The police had said the move was being implemented under Sections 2 (g) and 25 of the anti-terror law Unlawful Activities (Prevention) Act and warned residents against sheltering militants. “Don’t give shelter or harbour militants/ associates. Legal action will be supplemented by property attachments as per law,” Srinagar police had said.

However, neither section of the UAPA has any provision that allows the seizure or attachment of properties for sheltering militants. They apply to those properties that are built with the “proceeds of terrorism”.

The decision triggered panic in the Valley as many residents, mostly in the countryside, receive daily knocks from militants for shelter.

“For God’s sake tell me what you should tell an armed militant knocking at your door and putting a gun to one’s head? What will you tell them? Would they accept there is some police order? What injustice is this, what kind of state are we living in that the police are intimidating us,” National Conference spokesperson Sara Hayat Shah said in a video message.

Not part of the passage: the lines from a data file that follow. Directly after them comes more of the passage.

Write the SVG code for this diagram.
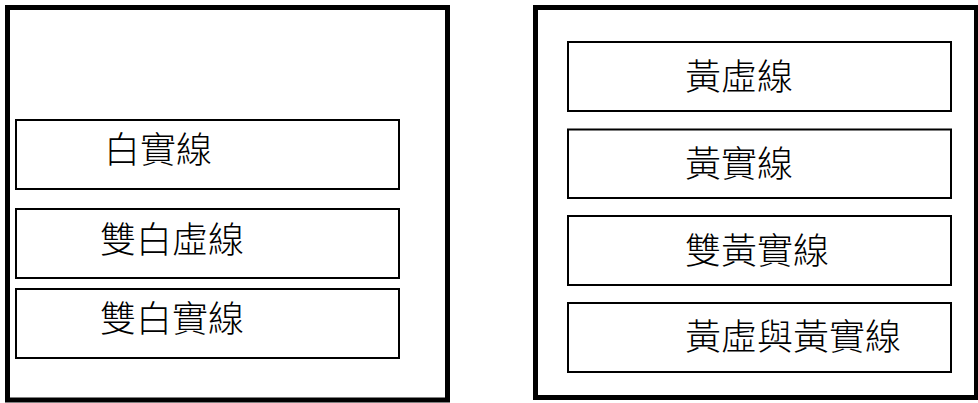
<svg xmlns="http://www.w3.org/2000/svg" width="978" height="403" viewBox="0 0 978 403">
<style>
.outer{fill:none;stroke:#000;stroke-width:5}
.box{fill:#fff;stroke:#000;stroke-width:2}
.lbl{font-family:"Noto Sans CJK TC","Noto Sans CJK SC",sans-serif;font-size:36px;font-weight:300;fill:#000}
</style>
<rect width="978" height="403" fill="#fff"/>
<g id="left-panel">
<rect class="outer" x="7.5" y="7.5" width="440" height="392.5"/>
</g>
<g id="right-panel">
<rect class="outer" x="535.5" y="7.5" width="441" height="390"/>
</g>
<g id="n1"><rect class="box" x="16" y="120" width="383" height="69"/><text class="lbl" x="104" y="163">白實線</text></g>
<g id="n2"><rect class="box" x="16" y="209" width="383" height="69"/><text class="lbl" x="100" y="253">雙白虛線</text></g>
<g id="n3"><rect class="box" x="16" y="289" width="383" height="69"/><text class="lbl" x="100" y="332">雙白實線</text></g>
<g id="n4"><rect class="box" x="568" y="42" width="383" height="69"/><text class="lbl" x="685" y="90">黃虛線</text></g>
<g id="n5"><rect class="box" x="568" y="129.5" width="383" height="68.5"/><text class="lbl" x="685" y="177">黃實線</text></g>
<g id="n6"><rect class="box" x="568" y="216" width="383" height="69"/><text class="lbl" x="685" y="264">雙黃實線</text></g>
<g id="n7"><rect class="box" x="568" y="303" width="383" height="69"/><text class="lbl" x="685" y="350">黃虛與黃實線</text></g>
<g id="connectors"/>
</svg>
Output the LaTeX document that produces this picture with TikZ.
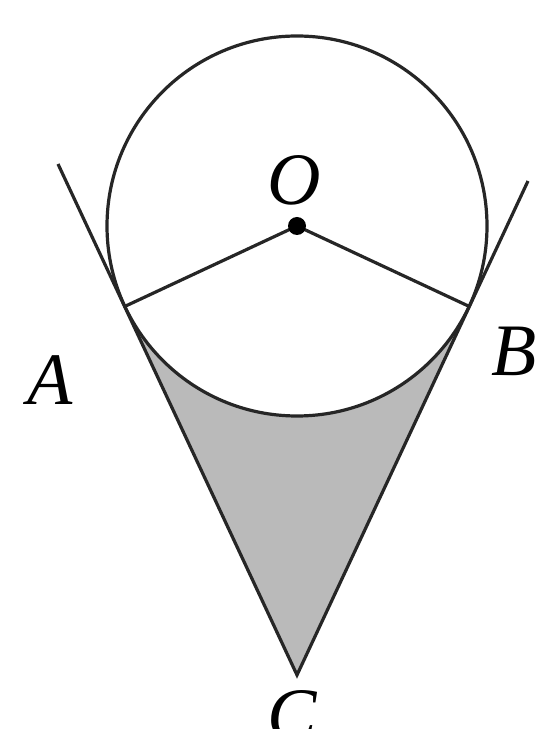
\documentclass[tikz,border=0pt]{standalone}
\usepackage{fontspec}
\setmainfont{Liberation Serif}
\begin{document}
\begin{tikzpicture}[x=0.5pt,y=0.5pt,
  geo/.style={line width=1.6pt,black!85},
  lbl/.style={font=\fontsize{37}{40}\selectfont\itshape,inner sep=0pt}]
\useasboundingbox (0,0) rectangle (543,729);
\coordinate (O) at (297,503);
\coordinate (A) at (124.84,422.59);
\coordinate (B) at (469.16,422.59);
\coordinate (C) at (297,54);
\coordinate (AE) at (58,565);
\coordinate (BE) at (528,548);
% shaded region
\fill[black!27] (C) -- (A) arc[start angle=205.03,end angle=334.97,radius=95pt] -- cycle;
% circle
\draw[geo] (O) circle[radius=95pt];
% tangents
\draw[geo] (AE) -- (C) -- (BE);
% radii
\draw[geo] (A) -- (O) -- (B);
\fill (O) circle[radius=4.5pt];
% labels
\node[lbl] (lO) at (294,549) {O};
\node[lbl] (lA) at (50,349) {A};
\node[lbl] (lB) at (514,378) {B};
\node[lbl] (lC) at (292,14) {C};
\end{tikzpicture}
\end{document}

In a statement on Saturday, the police accused “certain quarters” of spreading “misinformation” and “rumours” over the attachment of properties “used for purpose of terrorism”.

“It is clarified that Srinagar police is well aware of the difference between wilful harbouring of terrorists and one done under duress,” a spokesman said.

“The attachments being done are for properties where it has been proved beyond doubt that the house owner/ member had wilfully provided shelter/ harboured terrorists, in most cases for days together and that it was not done under any duress whatsoever,” the spokesperson added.

The police said attachment proceedings were initiated only in the advanced stages of an investigation.

But these statements did little to provide any comfort to Kashmir residents as the police also said: “The onus always lies on the house owner/ member to prove duress by informing the authorities well in time that there is/ was forceful entry of terrorists into his/ her house.”

Many are seeing this as another way of asking residents to become police informers.

“(We) request citizens not to provide shelter or harbour terrorists in their homes or immovable properties, failing which lawful procedures will take their own course in full letter and spirit,” the police said.

“There is and will always be zero tolerance towards terrorism and supporters of terrorism in a civilised society like ours.”